Em 1954, Paul W. Anderson (1926-1986) publicou uma obra de ficção científica chamada Sam Hall, em que órgãos governamentais elaboram e disseminam dossiês com informações destalhadas sobre cidadãos*.
Em 2006, o então ministro da Fazenda Antonio Palocci foi acusado de mandar o presidente da Caixa Econômica Federal violar o sigilo bancário do caseiro Francenildo Costa, a fim de conseguir alguma coisa contra o rapaz, que servia de testemunha num caso de corrupção iniciado em Ribeirão Preto-SP e que aportou em Brasília-DF. Devido à invasão, descobriu-se algo muito pessoal relacionado ao pai biológico de Francenildo, algo que ninguém mais precisaria saber.
Agora em 2008, investiga-se, para desagrado do presidente Lula e de seu governo, se a ministra Dilma Rousseff e alguém sob suas ordens criaram, dentro da Casa Civil, um dossiê com informações sigilosas sobre gastos do ex-presidente Fernando Henrique Cardoso, sua esposa e mais algumas pessoas. Depois de algum tumulto, o governo determinou a investigação de quem vazou o dossiê, como se a extração e manipulação de dados sigilosos para fins extra-oficiais não fosse crime.
Andando pelas ruas, somos filmados por câmeras de fiscalização de trânsito, câmeras de segurança de estabelecimentos comerciais, e não sabemos se o Google Earth não está registrando nossas imagens captadas via satélite.

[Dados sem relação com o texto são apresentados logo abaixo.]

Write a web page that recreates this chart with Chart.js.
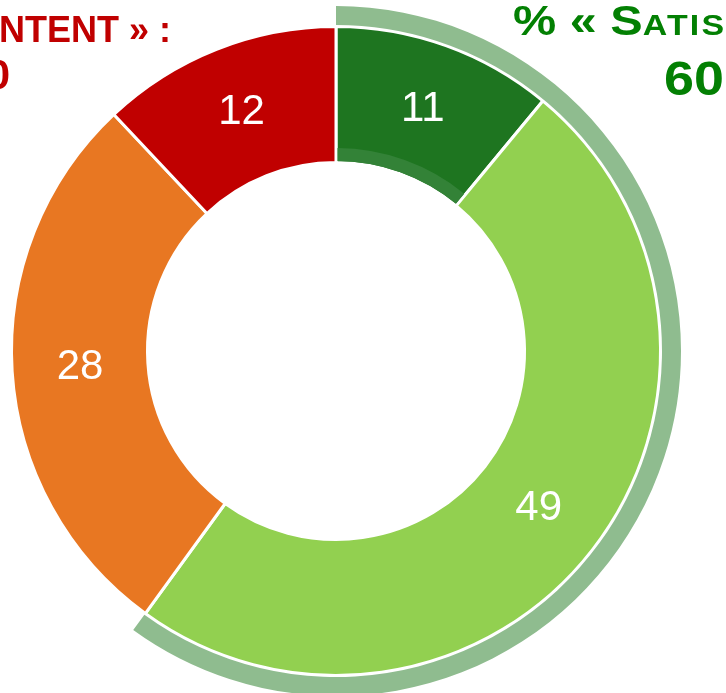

Aliás, li em algum lugar que satélites estão flagrando imagens de nudez por aí, cenas da intimidade de pessoas anônimas, e de maneira inadvertida.
Daqui a pouco, estaremos num grande filme. Todos nós seremos personagens de um espetáculo universal de cinema ao vivo. Espere aí: isso já não acontece?
Tenho receio do Estado que tudo vê. Hoje é um caseiro cujo pai biológico vem à tona por causa de uma quebra de sigilo bancário; é um documento repleto de dados sobre pessoas que ocuparam cargos importantes na República. Mas, você já parou para pensar que existem inúmeros bancos de dados em que nossas informações vivem armazenadas, seja em papel, seja virtualmente?
Os bancos contém dados sobre nós, a Receita Federal faz seu mapeamento minucioso, e nós mesmos inserimos dados via internet. Nomes e números, senhas, códigos e perfis. Somos personagens gravados em algum registro informatizado por esse mundo.
Com o caso Isabella Nardoni, a Imprensa não só conta todos os dias sobre testemunhas, laudos e suspeitos, como vasculha informações pessoais, profissionais e familiares dos envolvidos. Sabemos que Alexandre Nardoni tinha um carro e uma motocicleta quando estudante de Direito; que foi reprovado três vezes no exame da OAB; que se apresenta como consultor jurídico, mas que na verdade estagia no escritório do pai; e que seu apartamento foi um presente do pai - eu questiono se essas notícias precisavam ter sido publicadas. Aliás, isso é notícia?
Acho muito curioso a Imprensa dar tantas informações sobre um caso penal e logo em seguida dizer que o inquérito está sob segredo de Justiça. Não há contradição nisso?
Tenho receio do que ocorrerá daqui a poucos anos em termos de violação de privacidade, de intimidade e de sigilo: o Estado manuseando dossiês, a Imprensa perscrutando lares, todo mundo sendo visto por olhos às vezes malignos, e nós sem sabermos se não existe uma câmera escondida na janela daquele prédio abandonado.
Mais do que isso: pode ser que no futuro poucas pessoas dentro de um governo manipulem registros sigilosos sobre você, sem vazamento e com muito cuidado, de modo que você seja conduzido, sem saber, a fazer aquilo que o governo quer que seja feito. Por isso, creio que o vazamento de um dossiê sempre é um mal menor que o próprio dossiê.
*Informações colhidas no artigo Utopia e ficção científica: a "geografia real" e os futuros (im)prováveis, de autoria de Marcos Lobato Martins, na Revista Leituras da História, Ano I, nº 6, Editora Escala, pp.20-27.